When two CNVs encounter one another, it can be a recipe for bad things.  The collision is often taken personally—and each side will stick to its guns, invoking its respective CPF for support.  Ultimately, we need to preclude such clashes by ensuring that we embrace our shared humanity—something that itself transcends the narratives each group has opted to use.  Indeed, we must transcend the mechanism each of us uses for transcendence.  Otherwise, we become tools of our own narratives instead of the other way around.  The only way to do this is to recognize our designated CNV as a CNV (and the anointed CPF as an idiom).

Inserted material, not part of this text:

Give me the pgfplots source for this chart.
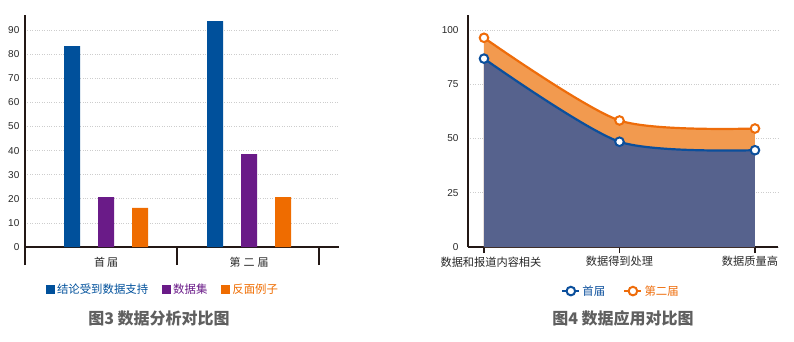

(Great books to read on this topic are The Birth & Death of Meaning by Ernest Becker, Man’s Search For Meaning by Viktor Frankl, and The Power of Myth by Joseph Cambell.  Regarding religion, see In Gods We Trust by Scott Atran, Emile Durkheim’s The Elementary Forms of Religious Life, Max Weber’s The Sociology of Religion, and Religion Explained by Pascal Boyer.  Also see the chapter on “Religion” in E.O. Wilson’s On Human Nature, as well as Daniel C. Dennett’s amazing book, Breaking The Spell.)

We use CNVs to imbue our life with meaning and a sense of purpose.  We concoct CPFs because of innate proclivities.  This is all well and good…but there’s a catch.  At the end of the day, such things—whatever form they take—are an accident of history—a byproduct of circumstance—not an objective description of Reality.  We must recognize this.  It is, indeed, possible to acknowledge that such things are a social / psychological construct without demeaning them.  A CNV is a CNV; a CPF is a CPF.  To lose sight of this is to betray the noble mission such things may serve—and become mired in neuroses that are deleterious to the weal of society.